Please extend these interesting remarks.


Anonymous said...

By the way, the solution to what the Economist holds is excess liquidity appears to be recession by the logic they use. We do not need to sacrifice the domestic economy for a money supply abstraction when there is no problem with general inflation. Whether there is asset inflation is questionable, still the health of millions of households should be considered and there is little general inflation. Besides short term interest rates are slowly rising.


steve said...

Re: LTCM and funds today, I wouldn't say $5B is small, but there are many funds of that size today, and of course some that are much larger.

One important point to make is that most hedge funds are not using a lot of leverage, and many are trading (mostly) plain vanilla securities like equities, bonds or commodities without using a lot of derivatives. Just having the ability to short occasionally or move quickly on M&A rumors gives them more flexibility than a typical mutual fund.

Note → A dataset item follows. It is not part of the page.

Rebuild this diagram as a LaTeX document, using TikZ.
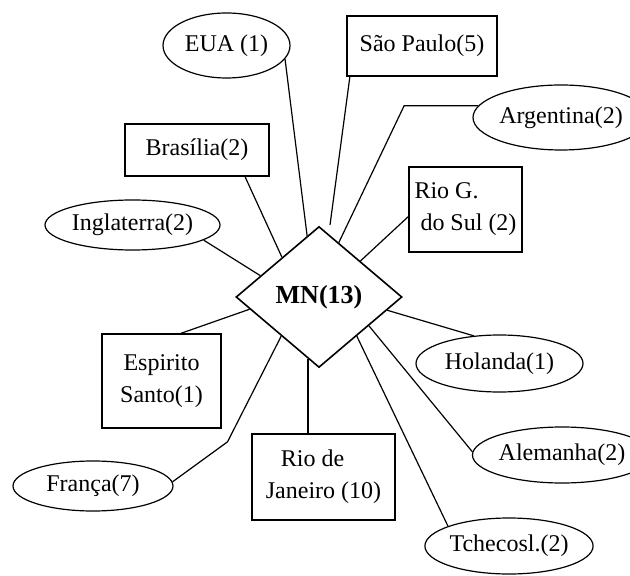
\documentclass[tikz,border=0pt]{standalone}
\usepackage{fontspec}
\setmainfont{Liberation Serif}
\usetikzlibrary{shapes.geometric}

\begin{document}
\begin{tikzpicture}[x=0.5pt,y=-0.5pt,line width=0.6pt,
    font=\fontsize{12}{16}\selectfont,
    ent/.style={draw, rectangle, inner sep=0pt},
    attr/.style={draw, ellipse, inner sep=0pt},
    rel/.style={draw, diamond, inner sep=0pt, line width=0.8pt,
        font=\fontsize{13}{16}\selectfont\bfseries}]
        \clip (0,0) rectangle (630,576);
        % Relationship
        \node[rel, minimum width=83pt, minimum height=70.5pt] (mn) at (319,297) {MN(13)};
        % EUA
        \node[attr, minimum width=63.5pt, minimum height=32.5pt] (eua) at (226.5,45.5) {EUA (1)};
        \draw (eua.-13) -- (mn.101);
        % Sao Paulo
        \node[ent, minimum width=75pt, minimum height=30pt] (sp) at (422,46) {São Paulo(5)};
        \coordinate (sptip) at (330,225);
        \draw (sp.203) -- (sptip);
        % Argentina
        \node[attr, minimum width=88pt, minimum height=32.5pt] (arg) at (561,117.5) {Argentina(2)};
        \draw (arg.172) -- ++(-74,0) -- (mn.70);
        % Rio G. do Sul
        \node[ent, minimum width=56.5pt, minimum height=42.5pt, align=left] (rg) at (465.5,209.5)
            {Rio G.\\\hspace{3pt}do Sul (2)};
        \draw (rg.187) -- (mn.41);
        % Brasilia
        \node[ent, minimum width=72pt, minimum height=26pt] (bra) at (197,150) {Brasília(2)};
        \draw (bra.-29.5) -- (mn.133);
        % Inglaterra
        \node[attr, minimum width=87.5pt, minimum height=25pt] (ing) at (132.5,225) {Inglaterra(2)};
        \draw (ing.-12) -- (mn.160);
        % Espirito Santo
        \node[ent, minimum width=59.5pt, minimum height=47pt, align=center] (es) at (161.5,381)
            {Espirito\\Santo(1)};
        \draw (es.68.5) -- (mn.190);
        % Franca
        \node[attr, minimum width=80pt, minimum height=25pt] (fra) at (93,486) {França(7)};
        \draw (fra.3) -- ++(55,-40) -- (mn.226);
        % Rio de Janeiro
        \node[ent, minimum width=71.5pt, minimum height=43pt, align=left] (rj) at (323.5,477)
            {\hspace{7.5pt}Rio de\\Janeiro (10)};
        \draw (mn.260) -- (mn.260 |- rj.north);
        % Holanda
        \node[attr, minimum width=83.5pt, minimum height=28.5pt] (hol) at (499.5,363.5) {Holanda(1)};
        \draw (hol.133) -- (mn.-11);
        % Alemanha
        \node[attr, minimum width=89pt, minimum height=28pt] (ale) at (562,455) {Alemanha(2)};
        \draw (ale.178) -- (mn.-30);
        % Tchecosl.
        \node[attr, minimum width=83pt, minimum height=28pt] (tch) at (509,546) {Tchecosl.(2)};
        \draw (tch.162) -- (mn.-46);
    \end{tikzpicture}
\end{document}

The number that are using very sophisticated techniques or have large exposure to derivatives or use large amounts of leverage is relatively small.

steve said...

PS I couldn't email the poster directly because the comment wasn't signed - although I have a feeling I know who it is :-)

Anonymous said...

steve -- apologies. I thought I had signed my previous post. try

brad underscore setser at msn dot com

I had forgotten about the dunbar book.


anne -- i don't think too many US investors are funding themselves in yen these days. The borrow in yen invest in dollars trade was real popular in the mid-90s, but it also blew up in a big way in late 98, after Russia. there were a couple of huge moves in the yen-dollar then linked to the forced unwinding of positions. and with US short-term rates so low, I doubt it was worth the yen-dollar risk just to get slightly cheaper yen funding. I suspect some private japanese investors are buying dollar assets for the carry, but that is a slightly different thing (I would not be surprised if some folks don't fund in euros/ buy dollars -- if you believe Stephen Jen, it is a two-fer, cheaper money and capital appreciation from a rising dollar). As for curve flattening -- all i am saying it that with rising short-term rates and constant long-rates, the curve has flattened, and as it flattens more, the probability of further curve flattening arguably falls ... plus, i get a sense that everyone was doing this, to a degree, which means the market moves quickly in the expected direction and future gains are compressed

Anonymous said...

Bubbles seem so easily spotted in hind sight, do they not?